- **Data segment**
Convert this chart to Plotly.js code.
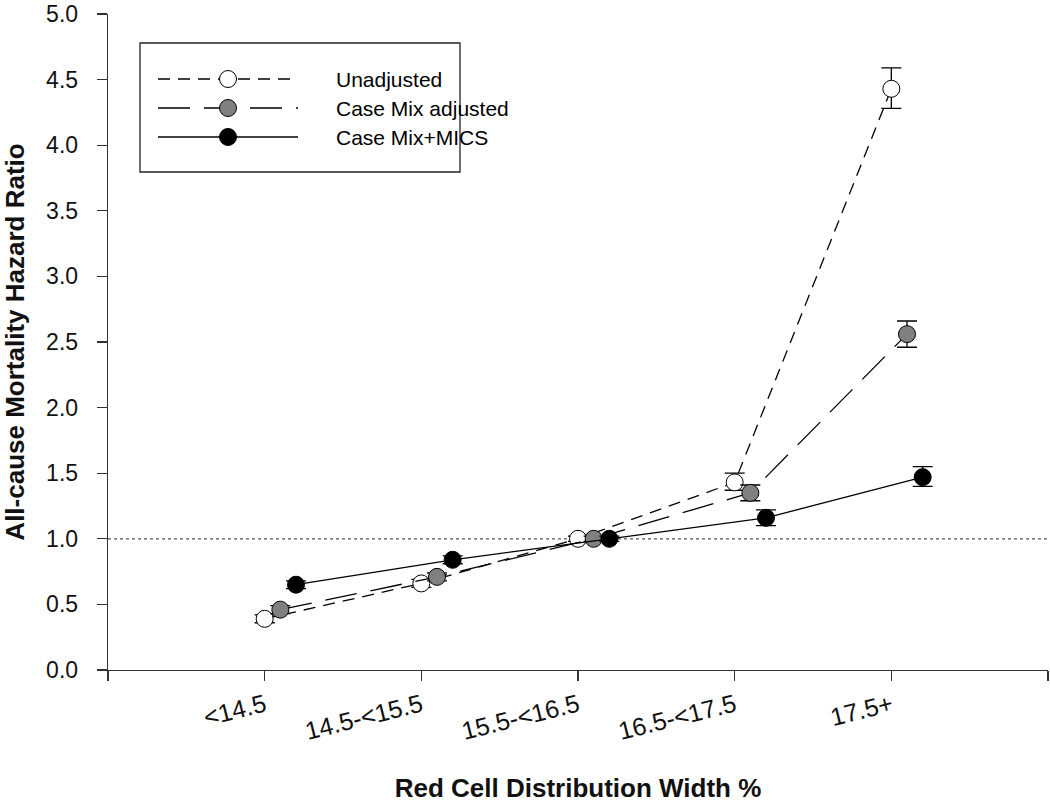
<!DOCTYPE html>
<html>
<head>
<meta charset="utf-8">
<script src="https://cdn.plot.ly/plotly-3.0.1.min.js"></script>
<style>body{margin:0;background:#fff}#chart{width:1050px;height:803px}</style>
</head>
<body>
<div id="chart"></div>
<script>
// Data
const categories = ["<14.5", "14.5-<15.5", "15.5-<16.5", "16.5-<17.5", "17.5+"];
const seriesNames = ["Unadjusted", "Case Mix adjusted", "Case Mix+MICS"];
const unadjusted = [0.39, 0.66, 1.00, 1.43, 4.43];
const unadjErrPlus = [0.03, 0.03, 0.02, 0.07, 0.16];
const unadjErrMinus = [0.03, 0.03, 0.02, 0.06, 0.15];
const caseMix = [0.46, 0.71, 1.00, 1.35, 2.56];
const caseMixErrPlus = [0.03, 0.03, 0.02, 0.06, 0.10];
const caseMixErrMinus = [0.03, 0.03, 0.02, 0.06, 0.10];
const caseMixMics = [0.65, 0.84, 1.00, 1.16, 1.47];
const micsErrPlus = [0.03, 0.03, 0.02, 0.06, 0.08];
const micsErrMinus = [0.03, 0.03, 0.02, 0.06, 0.07];
const seriesOffsets = [0, 0.1, 0.2];
const referenceValue = 1.0;
const yTickVals = [0, 0.5, 1, 1.5, 2, 2.5, 3, 3.5, 4, 4.5, 5];
const yTickText = ['0.0', '0.5', '1.0', '1.5', '2.0', '2.5', '3.0', '3.5', '4.0', '4.5', '5.0'];

const FONT = '"Liberation Sans", Arial, sans-serif';

const catIdx = categories.map((c, i) => i);
function xs(off) { return catIdx.map(i => i + off); }

const styles = [
  {fill: '#ffffff', dash: '12px,8px'},
  {fill: '#808080', dash: '32px,14px'},
  {fill: '#000000', dash: 'solid'}
];
const values = [unadjusted, caseMix, caseMixMics];
const errP = [unadjErrPlus, caseMixErrPlus, micsErrPlus];
const errM = [unadjErrMinus, caseMixErrMinus, micsErrMinus];

const traces = values.map((v, s) => ({
  type: 'scatter', mode: 'lines+markers', name: seriesNames[s],
  x: xs(seriesOffsets[s]), y: v,
  line: {color: '#000', width: 1.3, dash: styles[s].dash},
  marker: {size: 17, color: styles[s].fill, line: {color: '#000', width: 1}},
  error_y: {type: 'data', symmetric: false, array: errP[s], arrayminus: errM[s],
            color: '#000', thickness: 1.3, width: 10},
  showlegend: false, hoverinfo: 'x+y'
}));

// plot area in pixels
const L = 108, R = 1048, T = 14, B = 670;
function px(x) { return (x - L) / (R - L); }
function py(y) { return (B - y) / (B - T); }

const shapes = [
  {type: 'line', xref: 'x', yref: 'y', x0: -1, x1: 5, y0: referenceValue, y1: referenceValue,
   line: {color: '#555', width: 1.2, dash: 'dot'}, layer: 'below'},
  {type: 'rect', xref: 'paper', yref: 'paper', x0: px(140), x1: px(460), y0: py(172), y1: py(43),
   line: {color: '#222', width: 1.3}, fillcolor: '#fff'}
];
const annotations = [];
const rowY = [79, 108, 137];
seriesNames.forEach((n, s) => {
  shapes.push({type: 'line', xref: 'paper', yref: 'paper', x0: px(158), x1: px(298),
    y0: py(rowY[s]), y1: py(rowY[s]), line: {color: '#000', width: 1.3, dash: styles[s].dash}});
  shapes.push({type: 'circle', xref: 'paper', yref: 'paper', xsizemode: 'pixel', ysizemode: 'pixel',
    xanchor: px(228), yanchor: py(rowY[s]), x0: -8.5, x1: 8.5, y0: -8.5, y1: 8.5,
    fillcolor: styles[s].fill, line: {color: '#000', width: 1}});
  annotations.push({xref: 'paper', yref: 'paper', x: px(334), y: py(rowY[s]), xanchor: 'left', yanchor: 'middle',
    text: n, showarrow: false, font: {family: FONT, size: 21, color: '#000'}});
});

const layout = {
  width: 1050, height: 803,
  margin: {l: L, r: 1050 - R, t: T, b: 803 - B},
  paper_bgcolor: '#fff', plot_bgcolor: '#fff',
  showlegend: false,
  xaxis: {
    range: [-1, 5], tickmode: 'array', tickvals: [-1, 0, 1, 2, 3, 4, 5],
    ticktext: [''].concat(categories).concat(['']), tickangle: -14,
    ticks: 'outside', ticklen: 10, tickwidth: 1.2, tickcolor: '#333',
    showline: true, linecolor: '#333', linewidth: 1.3, showgrid: false, zeroline: false,
    tickfont: {family: FONT, size: 25, color: '#111'},
    title: {text: '<b>Red Cell Distribution Width %</b>', font: {family: FONT, size: 26, color: '#111'}, standoff: 40}
  },
  yaxis: {
    range: [0, 5], tickmode: 'array', tickvals: yTickVals, ticktext: yTickText,
    ticks: 'outside', ticklen: 10, tickwidth: 1.2, tickcolor: '#333', ticklabelstandoff: 14,
    showline: true, linecolor: '#333', linewidth: 1.3, showgrid: false, zeroline: false,
    tickfont: {family: FONT, size: 23, color: '#111'},
    title: {text: '<b>All-cause Mortality Hazard Ratio</b>', font: {family: FONT, size: 26, color: '#111'}, standoff: 20}
  },
  shapes: shapes,
  annotations: annotations
};

Plotly.newPlot('chart', traces, layout, {displayModeBar: false, staticPlot: true});
</script>
</body>
</html>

- **Aim of the task**
Copy the material shown above in full and exactly. Skip the pictures.

- **Solution for this task**
Convert this chart to Plotly.js code.
<!DOCTYPE html>
<html>
<head>
<meta charset="utf-8">
<script src="https://cdn.plot.ly/plotly-3.0.1.min.js"></script>
<style>body{margin:0;background:#fff}#chart{width:1050px;height:803px}</style>
</head>
<body>
<div id="chart"></div>
<script>
// Data
const categories = ["<14.5", "14.5-<15.5", "15.5-<16.5", "16.5-<17.5", "17.5+"];
const seriesNames = ["Unadjusted", "Case Mix adjusted", "Case Mix+MICS"];
const unadjusted = [0.39, 0.66, 1.00, 1.43, 4.43];
const unadjErrPlus = [0.03, 0.03, 0.02, 0.07, 0.16];
const unadjErrMinus = [0.03, 0.03, 0.02, 0.06, 0.15];
const caseMix = [0.46, 0.71, 1.00, 1.35, 2.56];
const caseMixErrPlus = [0.03, 0.03, 0.02, 0.06, 0.10];
const caseMixErrMinus = [0.03, 0.03, 0.02, 0.06, 0.10];
const caseMixMics = [0.65, 0.84, 1.00, 1.16, 1.47];
const micsErrPlus = [0.03, 0.03, 0.02, 0.06, 0.08];
const micsErrMinus = [0.03, 0.03, 0.02, 0.06, 0.07];
const seriesOffsets = [0, 0.1, 0.2];
const referenceValue = 1.0;
const yTickVals = [0, 0.5, 1, 1.5, 2, 2.5, 3, 3.5, 4, 4.5, 5];
const yTickText = ['0.0', '0.5', '1.0', '1.5', '2.0', '2.5', '3.0', '3.5', '4.0', '4.5', '5.0'];

const FONT = '"Liberation Sans", Arial, sans-serif';

const catIdx = categories.map((c, i) => i);
function xs(off) { return catIdx.map(i => i + off); }

const styles = [
  {fill: '#ffffff', dash: '12px,8px'},
  {fill: '#808080', dash: '32px,14px'},
  {fill: '#000000', dash: 'solid'}
];
const values = [unadjusted, caseMix, caseMixMics];
const errP = [unadjErrPlus, caseMixErrPlus, micsErrPlus];
const errM = [unadjErrMinus, caseMixErrMinus, micsErrMinus];

const traces = values.map((v, s) => ({
  type: 'scatter', mode: 'lines+markers', name: seriesNames[s],
  x: xs(seriesOffsets[s]), y: v,
  line: {color: '#000', width: 1.3, dash: styles[s].dash},
  marker: {size: 17, color: styles[s].fill, line: {color: '#000', width: 1}},
  error_y: {type: 'data', symmetric: false, array: errP[s], arrayminus: errM[s],
            color: '#000', thickness: 1.3, width: 10},
  showlegend: false, hoverinfo: 'x+y'
}));

// plot area in pixels
const L = 108, R = 1048, T = 14, B = 670;
function px(x) { return (x - L) / (R - L); }
function py(y) { return (B - y) / (B - T); }

const shapes = [
  {type: 'line', xref: 'x', yref: 'y', x0: -1, x1: 5, y0: referenceValue, y1: referenceValue,
   line: {color: '#555', width: 1.2, dash: 'dot'}, layer: 'below'},
  {type: 'rect', xref: 'paper', yref: 'paper', x0: px(140), x1: px(460), y0: py(172), y1: py(43),
   line: {color: '#222', width: 1.3}, fillcolor: '#fff'}
];
const annotations = [];
const rowY = [79, 108, 137];
seriesNames.forEach((n, s) => {
  shapes.push({type: 'line', xref: 'paper', yref: 'paper', x0: px(158), x1: px(298),
    y0: py(rowY[s]), y1: py(rowY[s]), line: {color: '#000', width: 1.3, dash: styles[s].dash}});
  shapes.push({type: 'circle', xref: 'paper', yref: 'paper', xsizemode: 'pixel', ysizemode: 'pixel',
    xanchor: px(228), yanchor: py(rowY[s]), x0: -8.5, x1: 8.5, y0: -8.5, y1: 8.5,
    fillcolor: styles[s].fill, line: {color: '#000', width: 1}});
  annotations.push({xref: 'paper', yref: 'paper', x: px(334), y: py(rowY[s]), xanchor: 'left', yanchor: 'middle',
    text: n, showarrow: false, font: {family: FONT, size: 21, color: '#000'}});
});

const layout = {
  width: 1050, height: 803,
  margin: {l: L, r: 1050 - R, t: T, b: 803 - B},
  paper_bgcolor: '#fff', plot_bgcolor: '#fff',
  showlegend: false,
  xaxis: {
    range: [-1, 5], tickmode: 'array', tickvals: [-1, 0, 1, 2, 3, 4, 5],
    ticktext: [''].concat(categories).concat(['']), tickangle: -14,
    ticks: 'outside', ticklen: 10, tickwidth: 1.2, tickcolor: '#333',
    showline: true, linecolor: '#333', linewidth: 1.3, showgrid: false, zeroline: false,
    tickfont: {family: FONT, size: 25, color: '#111'},
    title: {text: '<b>Red Cell Distribution Width %</b>', font: {family: FONT, size: 26, color: '#111'}, standoff: 40}
  },
  yaxis: {
    range: [0, 5], tickmode: 'array', tickvals: yTickVals, ticktext: yTickText,
    ticks: 'outside', ticklen: 10, tickwidth: 1.2, tickcolor: '#333', ticklabelstandoff: 14,
    showline: true, linecolor: '#333', linewidth: 1.3, showgrid: false, zeroline: false,
    tickfont: {family: FONT, size: 23, color: '#111'},
    title: {text: '<b>All-cause Mortality Hazard Ratio</b>', font: {family: FONT, size: 26, color: '#111'}, standoff: 20}
  },
  shapes: shapes,
  annotations: annotations
};

Plotly.newPlot('chart', traces, layout, {displayModeBar: false, staticPlot: true});
</script>
</body>
</html>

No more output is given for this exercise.